Direction: Write the listing below out again exactly, dropping the images.

Source material:
######

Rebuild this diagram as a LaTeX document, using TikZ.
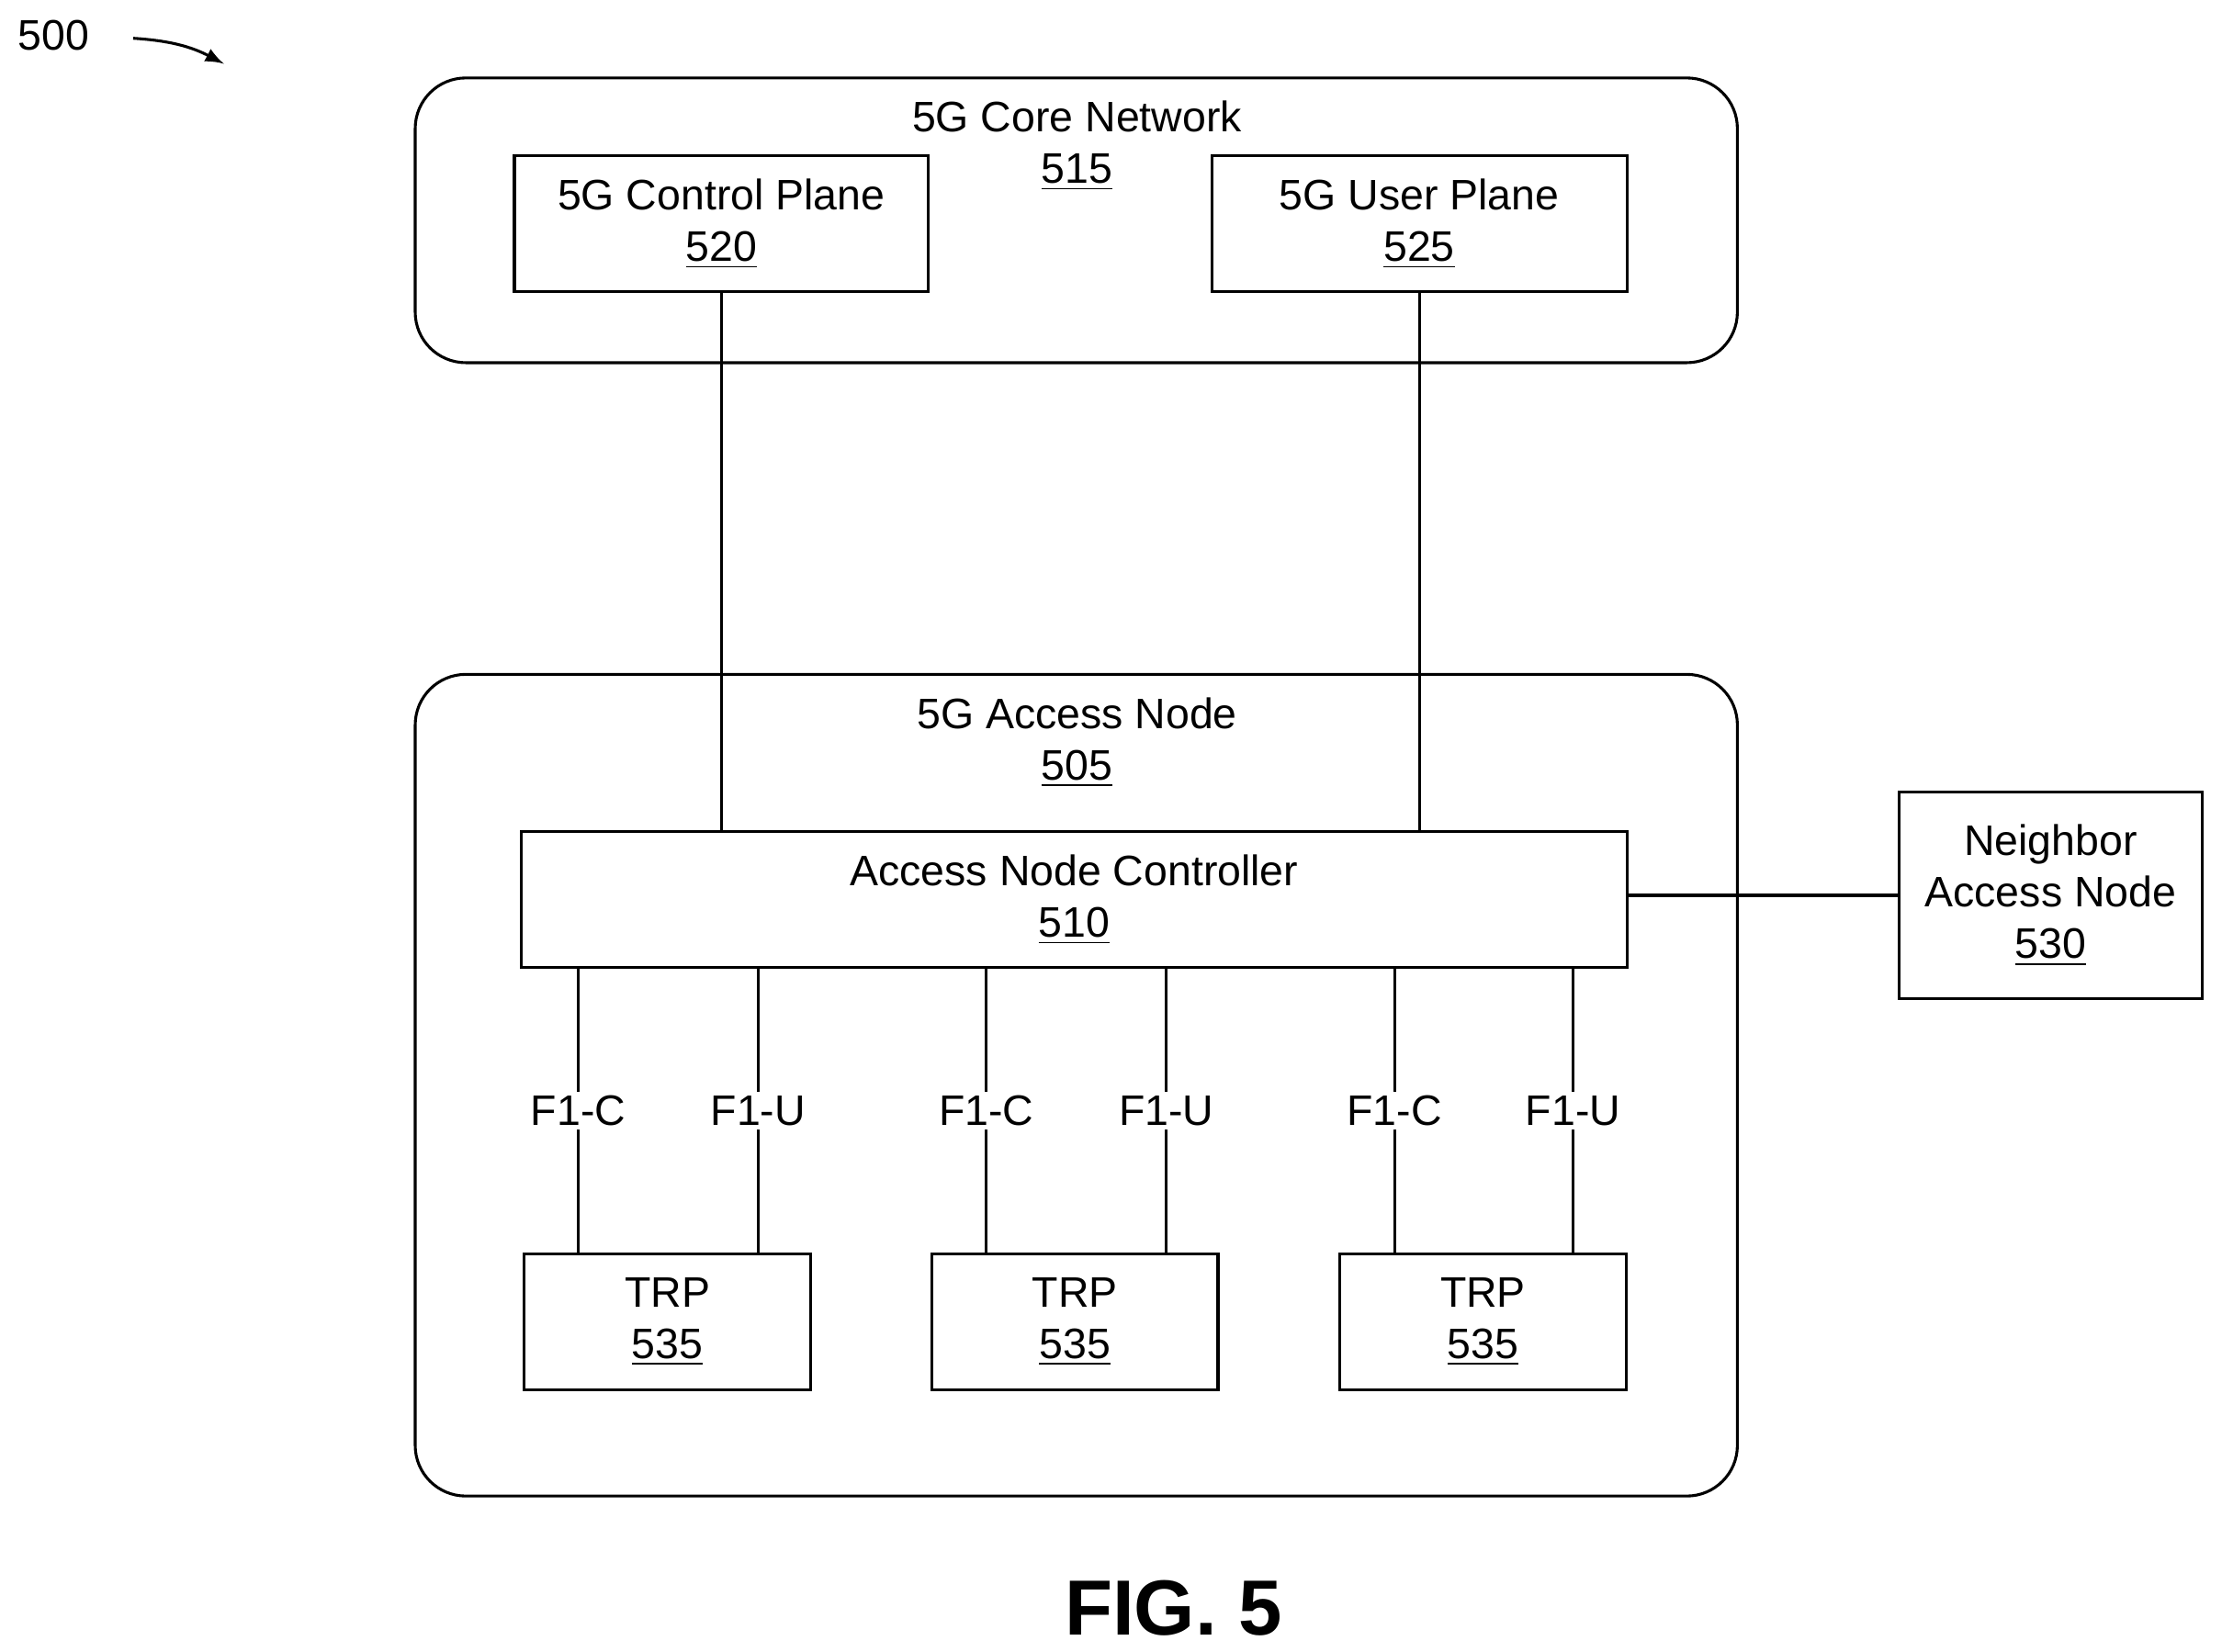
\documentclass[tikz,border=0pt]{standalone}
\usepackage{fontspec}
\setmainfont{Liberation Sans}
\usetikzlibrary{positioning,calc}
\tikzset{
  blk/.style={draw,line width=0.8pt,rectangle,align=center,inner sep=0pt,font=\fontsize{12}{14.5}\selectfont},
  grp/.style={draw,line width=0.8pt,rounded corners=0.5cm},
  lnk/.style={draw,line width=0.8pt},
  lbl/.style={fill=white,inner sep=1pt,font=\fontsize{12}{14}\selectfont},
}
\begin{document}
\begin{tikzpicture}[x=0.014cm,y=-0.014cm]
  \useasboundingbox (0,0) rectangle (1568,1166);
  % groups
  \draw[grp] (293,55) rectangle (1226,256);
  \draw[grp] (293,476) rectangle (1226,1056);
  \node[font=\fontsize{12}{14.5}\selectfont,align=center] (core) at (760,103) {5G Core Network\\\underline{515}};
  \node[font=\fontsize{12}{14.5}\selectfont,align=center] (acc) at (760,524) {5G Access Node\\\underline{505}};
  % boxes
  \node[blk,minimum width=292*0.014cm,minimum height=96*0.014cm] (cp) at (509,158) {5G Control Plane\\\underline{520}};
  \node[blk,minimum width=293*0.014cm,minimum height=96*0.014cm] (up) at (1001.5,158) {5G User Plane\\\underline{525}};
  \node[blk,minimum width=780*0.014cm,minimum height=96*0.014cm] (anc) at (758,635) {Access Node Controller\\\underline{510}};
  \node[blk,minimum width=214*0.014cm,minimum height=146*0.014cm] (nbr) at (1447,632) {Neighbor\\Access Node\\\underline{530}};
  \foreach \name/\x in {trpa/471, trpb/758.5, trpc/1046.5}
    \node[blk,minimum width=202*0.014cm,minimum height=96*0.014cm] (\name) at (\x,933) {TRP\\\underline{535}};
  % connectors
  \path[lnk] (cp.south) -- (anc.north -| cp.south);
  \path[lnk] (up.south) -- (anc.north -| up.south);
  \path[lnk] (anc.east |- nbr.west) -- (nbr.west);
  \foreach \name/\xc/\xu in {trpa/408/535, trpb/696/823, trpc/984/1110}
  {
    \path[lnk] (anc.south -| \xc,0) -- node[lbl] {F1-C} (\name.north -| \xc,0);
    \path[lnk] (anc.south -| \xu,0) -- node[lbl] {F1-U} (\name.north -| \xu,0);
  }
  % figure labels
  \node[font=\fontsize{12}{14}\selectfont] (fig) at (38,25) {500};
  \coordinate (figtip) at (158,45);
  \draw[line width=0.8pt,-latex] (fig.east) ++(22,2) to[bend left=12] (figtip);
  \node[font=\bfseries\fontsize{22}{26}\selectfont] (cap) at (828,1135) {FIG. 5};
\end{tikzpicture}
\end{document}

######

Full answer:
Rebuild this diagram as a LaTeX document, using TikZ.
\documentclass[tikz,border=0pt]{standalone}
\usepackage{fontspec}
\setmainfont{Liberation Sans}
\usetikzlibrary{positioning,calc}
\tikzset{
  blk/.style={draw,line width=0.8pt,rectangle,align=center,inner sep=0pt,font=\fontsize{12}{14.5}\selectfont},
  grp/.style={draw,line width=0.8pt,rounded corners=0.5cm},
  lnk/.style={draw,line width=0.8pt},
  lbl/.style={fill=white,inner sep=1pt,font=\fontsize{12}{14}\selectfont},
}
\begin{document}
\begin{tikzpicture}[x=0.014cm,y=-0.014cm]
  \useasboundingbox (0,0) rectangle (1568,1166);
  % groups
  \draw[grp] (293,55) rectangle (1226,256);
  \draw[grp] (293,476) rectangle (1226,1056);
  \node[font=\fontsize{12}{14.5}\selectfont,align=center] (core) at (760,103) {5G Core Network\\\underline{515}};
  \node[font=\fontsize{12}{14.5}\selectfont,align=center] (acc) at (760,524) {5G Access Node\\\underline{505}};
  % boxes
  \node[blk,minimum width=292*0.014cm,minimum height=96*0.014cm] (cp) at (509,158) {5G Control Plane\\\underline{520}};
  \node[blk,minimum width=293*0.014cm,minimum height=96*0.014cm] (up) at (1001.5,158) {5G User Plane\\\underline{525}};
  \node[blk,minimum width=780*0.014cm,minimum height=96*0.014cm] (anc) at (758,635) {Access Node Controller\\\underline{510}};
  \node[blk,minimum width=214*0.014cm,minimum height=146*0.014cm] (nbr) at (1447,632) {Neighbor\\Access Node\\\underline{530}};
  \foreach \name/\x in {trpa/471, trpb/758.5, trpc/1046.5}
    \node[blk,minimum width=202*0.014cm,minimum height=96*0.014cm] (\name) at (\x,933) {TRP\\\underline{535}};
  % connectors
  \path[lnk] (cp.south) -- (anc.north -| cp.south);
  \path[lnk] (up.south) -- (anc.north -| up.south);
  \path[lnk] (anc.east |- nbr.west) -- (nbr.west);
  \foreach \name/\xc/\xu in {trpa/408/535, trpb/696/823, trpc/984/1110}
  {
    \path[lnk] (anc.south -| \xc,0) -- node[lbl] {F1-C} (\name.north -| \xc,0);
    \path[lnk] (anc.south -| \xu,0) -- node[lbl] {F1-U} (\name.north -| \xu,0);
  }
  % figure labels
  \node[font=\fontsize{12}{14}\selectfont] (fig) at (38,25) {500};
  \coordinate (figtip) at (158,45);
  \draw[line width=0.8pt,-latex] (fig.east) ++(22,2) to[bend left=12] (figtip);
  \node[font=\bfseries\fontsize{22}{26}\selectfont] (cap) at (828,1135) {FIG. 5};
\end{tikzpicture}
\end{document}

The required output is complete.